Visto da me: Verona-Lazio 1-1

di Er Matador



Dopo la vergogna di Torino la vergogna di Verona.

Del resto, una fra le illusioni più coriacee nel mondo del calcio è quella di giocare a perdere, o giù di lì, per una partita e poi riprendere il discorso come se nulla fosse: peccato che le motivazioni non funzionino con un interruttore grazie al quale spegnerle e riaccenderle a piacimento.

Vale ai Mondiali per le squadre che vincono le prime due partite nel girone, accusano il calo di tensione nella terza e per loro ininfluente sul piano del risultato, non riescono a ritrovarsi per le gare a eliminazione diretta.
Vale per i protagonisti della diserzione consumata all’Allianz Stadium, in una fra le gare più oscene nella Storia recente del club.

Al Bentegodi, contro una formazione con l’acqua alla gola ma non certo rassegnata, manca semplicemente tutto: prestazioni individuali, distanze fra i reparti, concretezza offensiva, motivazioni.
Si evita la sconfitta col gol di un marziano, si evita la vittoria con un gol (nella foto, ndr) da torneo amatoriale per deconcentrazione e staticità del reparto arretrato.
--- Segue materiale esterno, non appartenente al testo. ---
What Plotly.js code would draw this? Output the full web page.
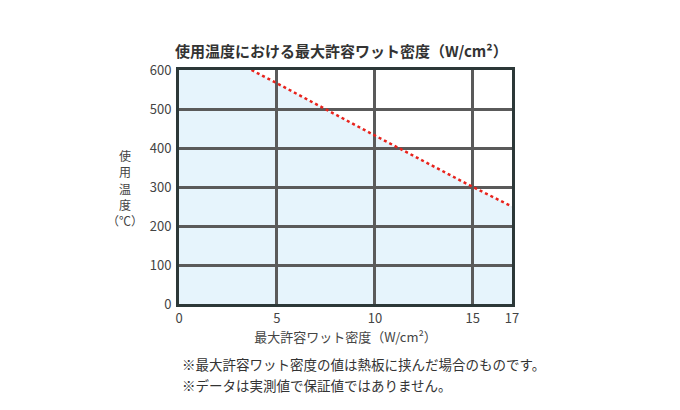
<!DOCTYPE html>
<html><head><meta charset="utf-8">
<script src="https://cdn.plot.ly/plotly-3.0.1.min.js"></script>
<style>body{margin:0;background:#fff}#c{width:680px;height:410px}</style>
</head><body><div id="c"></div>
<script>
const wattDensity = [0, 3.7, 5, 10, 15, 17];
const tempLimit = [600, 600, 566, 432, 300, 250];
const lineX = [3.7, 5, 10, 15, 17];
const lineY = [600, 566, 432, 300, 250];
const xTicks = [0, 5, 10, 15, 17];
const yTicks = [0, 100, 200, 300, 400, 500, 600];
const yTitleChars = ['使', '用', '温', '度', '（℃）'];
const font = '"Noto Sans CJK JP", "Noto Sans", sans-serif';

// fill area under the limit curve, built from the data arrays
let path = 'M ' + wattDensity[0] + ',0';
wattDensity.forEach((x, i) => { path += ' L ' + x + ',' + tempLimit[i]; });
path += ' L ' + wattDensity[wattDensity.length - 1] + ',0 Z';

const traces = [
  {x: lineX, y: lineY, type: 'scatter', mode: 'lines',
   line: {color: '#e8231c', width: 2.5, dash: 'dot'}}
];

const plotTop = 70, plotBottom = 304;
const yTitleAnn = yTitleChars.map((c, i) => ({
  text: c, xref: 'paper', yref: 'paper', x: -0.163,
  y: (plotBottom - (155 + i * 16.5)) / (plotBottom - plotTop),
  xanchor: 'center', yanchor: 'middle', showarrow: false,
  font: {family: font, size: 12, color: '#444'}
}));

const layout = {
  width: 680, height: 410,
  margin: {l: 179, r: 168, t: 70, b: 106},
  paper_bgcolor: '#ffffff', plot_bgcolor: '#ffffff',
  showlegend: false,
  font: {family: font, color: '#444', size: 13},
  title: {text: '<b>使用温度における最大許容ワット密度（W/cm²）</b>', x: 0.502, xanchor: 'center',
          y: 0.873, yanchor: 'middle', font: {family: font, size: 15, color: '#333'}},
  shapes: [{type: 'path', path: path, xref: 'x', yref: 'y', layer: 'below',
            fillcolor: '#e6f4fc', line: {width: 0}}],
  xaxis: {range: [0, 17], tickvals: xTicks, ticktext: xTicks.map(String), showgrid: true,
          gridcolor: '#5a5a5a', gridwidth: 2.5, zeroline: false,
          showline: true, linecolor: '#2c3838', linewidth: 3, mirror: true,
          ticks: '', tickfont: {family: font, size: 13, color: '#444'},
          title: {text: '最大許容ワット密度（W/cm²）', standoff: 8, font: {family: font, size: 13, color: '#444'}}},
  yaxis: {range: [0, 600], tickvals: yTicks, showgrid: true,
          gridcolor: '#5a5a5a', gridwidth: 2.5, zeroline: false,
          showline: true, linecolor: '#2c3838', linewidth: 3, mirror: true,
          ticks: '', ticklabelstandoff: 2, tickfont: {family: font, size: 13, color: '#444'}},
  annotations: yTitleAnn.concat([
    {text: '※最大許容ワット密度の値は熱板に挟んだ場合のものです。', xref: 'paper', yref: 'paper',
     x: 0.003, y: -0.255, xanchor: 'left', yanchor: 'middle', showarrow: false,
     font: {family: font, size: 13.5, color: '#333'}},
    {text: '※データは実測値で保証値ではありません。', xref: 'paper', yref: 'paper',
     x: 0.003, y: -0.345, xanchor: 'left', yanchor: 'middle', showarrow: false,
     font: {family: font, size: 13.5, color: '#333'}}
  ])
};
Plotly.newPlot('c', traces, layout, {displayModeBar: false});
</script></body></html>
A proposito di distanze, credo sia il caso di riprendere un concetto espresso all’indomani di Lazio-Fiorentina

Il discorso del centrocampo, io vorrei sapere perché quando le cose si mettono male Cataldi esce....l'unico che riesce a fare compiti di regia sia difensiva che offensiva che abbiamo

non solo perché la soluzione di cui sopra è stata immancabilmente riproposta, ma proprio per la sua inopportunità.

Cataldi, ormai è chiaro, funziona come distributore di gioco rapido e preciso se viene ingabbiato in una squadra corta che si trova con passaggi brevi.
Va completamente nel pallone, inclusa la scarsa tenuta nei contrasti, con una squadra allungata e troppi uno contro uno sia difensivi sia offensivi.
Ma, ed eccoci al punto, le sue prestazioni negative sono l’effetto, non la causa, di quelle dei compagni.
Confermando tanto la sua nota inadeguatezza come titolare-titolare nel ruolo, quanto l’ingiustizia che lo vuole come capro espiatorio per colpe principalmente altrui.

Fermo restando che tutto nasce da una voragine nell'organico e in una posizione decisiva per il 4-3-3, con le solite due opzioni per la caccia al colpevole.
Un tecnico che pretende di imporre quel gioco in assenza di una figura indispensabile per metterlo in atto.
Un DS che, contando dopo anni su un identikit tattico definito nei dettagli, riempie tale casella con Marcos Antônio.

Chi scrive, dovendo scegliere, butterebbe dalla torre Tare; potendo scegliere, butterebbe entrambi.